As of a proof: $f$ is defined in FIPS 46-3 as: $$\begin{align} f:\{0,1\}^{32}\times\{0,1\}^{48}&\to\ \{0,1\}^{32}\\ (R,K)\ &\mapsto f(R,K)\underset{\mathsf{def}}=P(S(E(R)\oplus K))\end{align}$$ where $E$ is the expansion, $S$ is the combination of S-boxes, and $P$ is the permutation. Fix to zero all $32$ bits of $R$, so that the input of the S-boxes is the $48$ bits of $K$. Further fix to zero the $16$ bits $1,6,7,12,\cdots,59,64$ of $K$, corresponding to the input bits of S-boxes that select an S-box row. This insures that the first row of each S-box is the one used. Each row of each S-box is a permutation. It follows that the function of the remaining $32$ bits of subkey $2,3,4,5,8,9,10,11,\cdots,60,61,62,63$ to the $32$ bits of output is a permutation. We can thus exhibit a $80$-bit input ($48$ bits of which zero) to any $32$-bit output of $f$, proving that $f$ is surjective(2).

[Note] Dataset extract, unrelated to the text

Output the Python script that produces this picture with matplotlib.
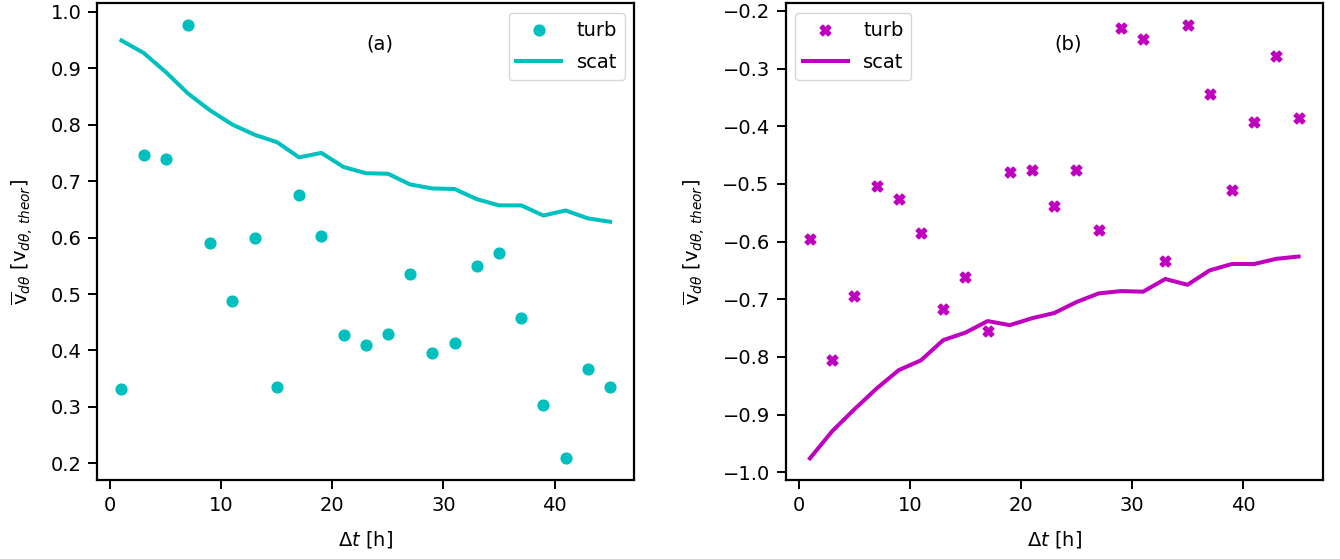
import numpy as np
import matplotlib
matplotlib.use("Agg")
import matplotlib.pyplot as plt

#=== Dados ===
dt = np.arange(1, 46, 2)  # Delta t [h]

turb_a = [0.331, 0.747, 0.740, 0.977, 0.591, 0.488, 0.600, 0.336, 0.676, 0.603,
          0.427, 0.410, 0.430, 0.536, 0.395, 0.414, 0.550, 0.572, 0.457, 0.303,
          0.209, 0.368, 0.336]
scat_a = [0.949, 0.927, 0.893, 0.855, 0.825, 0.800, 0.782, 0.769, 0.742, 0.750,
          0.725, 0.714, 0.713, 0.694, 0.687, 0.686, 0.668, 0.657, 0.657, 0.639,
          0.648, 0.634, 0.628]

turb_b = [-0.596, -0.806, -0.694, -0.504, -0.526, -0.585, -0.717, -0.661, -0.755, -0.480,
          -0.476, -0.539, -0.476, -0.580, -0.229, -0.249, -0.634, -0.224, -0.345, -0.511,
          -0.393, -0.279, -0.385]
scat_b = [-0.976, -0.929, -0.891, -0.855, -0.823, -0.806, -0.771, -0.758, -0.738, -0.745,
          -0.733, -0.724, -0.705, -0.690, -0.686, -0.687, -0.665, -0.675, -0.650, -0.639,
          -0.639, -0.630, -0.626]

#=== Figura ===
plt.rcParams['font.size'] = 14
fig, (ax1, ax2) = plt.subplots(1, 2, figsize=(13.4, 5.59), dpi=100)
fig.subplots_adjust(left=0.0724, right=0.9873, bottom=0.1413, top=0.9946, wspace=0.281)

ylab = r'$\overline{\mathrm{v}}_{d\theta}\ [\mathrm{v}_{d\theta,\,theor}]$'

ax1.scatter(dt, turb_a, color='c', s=60, label='turb')
ax1.plot(dt, scat_a, color='c', lw=2.9, label='scat')
ax1.text(0.526, 0.914, '(a)', transform=ax1.transAxes, ha='center', va='center')
ax1.legend(loc='upper right', handlelength=2.3, labelspacing=0.7)

ax2.scatter(dt, turb_b, color='m', marker='X', s=60, label='turb')
ax2.plot(dt, scat_b, color='m', lw=2.9, label='scat')
ax2.text(0.526, 0.914, '(b)', transform=ax2.transAxes, ha='center', va='center')
ax2.legend(loc='upper left', handlelength=2.3, labelspacing=0.7)

for ax in (ax1, ax2):
    ax.set_xlabel(r'$\Delta t$ [h]', labelpad=10)
    ax.set_ylabel(ylab, labelpad=11)
    for s in ax.spines.values():
        s.set_linewidth(1.6)
    ax.tick_params(width=1.4, length=6.3, pad=5)

fig.savefig('out.png', dpi=100)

As of the rationale (why): from a design perspective, the ideal for $f$ is arguably to behave like a random function of $80$ to $32$ bits. And with high likelihood, a random such function is surjective(3). The designers of DES did not want to chose one of the rare $f$ that are not surjective. In fact, they have selected an $f$ where the distribution of the outputs is exactly even, which is antagonist to not surjective.


(1) See my question and Thomas Pornin's un-challenged answer. In a nutshell his proof uses that each of the 4 rows of the 8 S-boxes is a permutation to show that the problem of checking surjectivity of $f$ for a given subkey is independent of $32$ out of $48$ bits of the subkey. He uses a program to find a collision for each of the $2^{16}$ remaining classes of subkeys, proving that $f$ is not injective.

(2) Further, we can prove that each $32$-bit output has exactly $2^{48}$ matching inputs. Sketch: For each $32$-bit output, for each $32$-bit $R$, each of $2^{16}$ choices of S-box rows matches a unique distinct choice of bits $1,6,7,12,\cdots,59,64$ of $K$, and then a single choice of the other $32$ bits of $K$.

(3) Non-rigorous argument: any fixed of the $2^{32}$ outputs is not reached by any of the $2^{80}$ inputs with probability $\approx 2^{-48}$, so under the approximation that these $2^{32}$ events are independent the probability that a random function is not surjective is $\approx 2^{-16}$.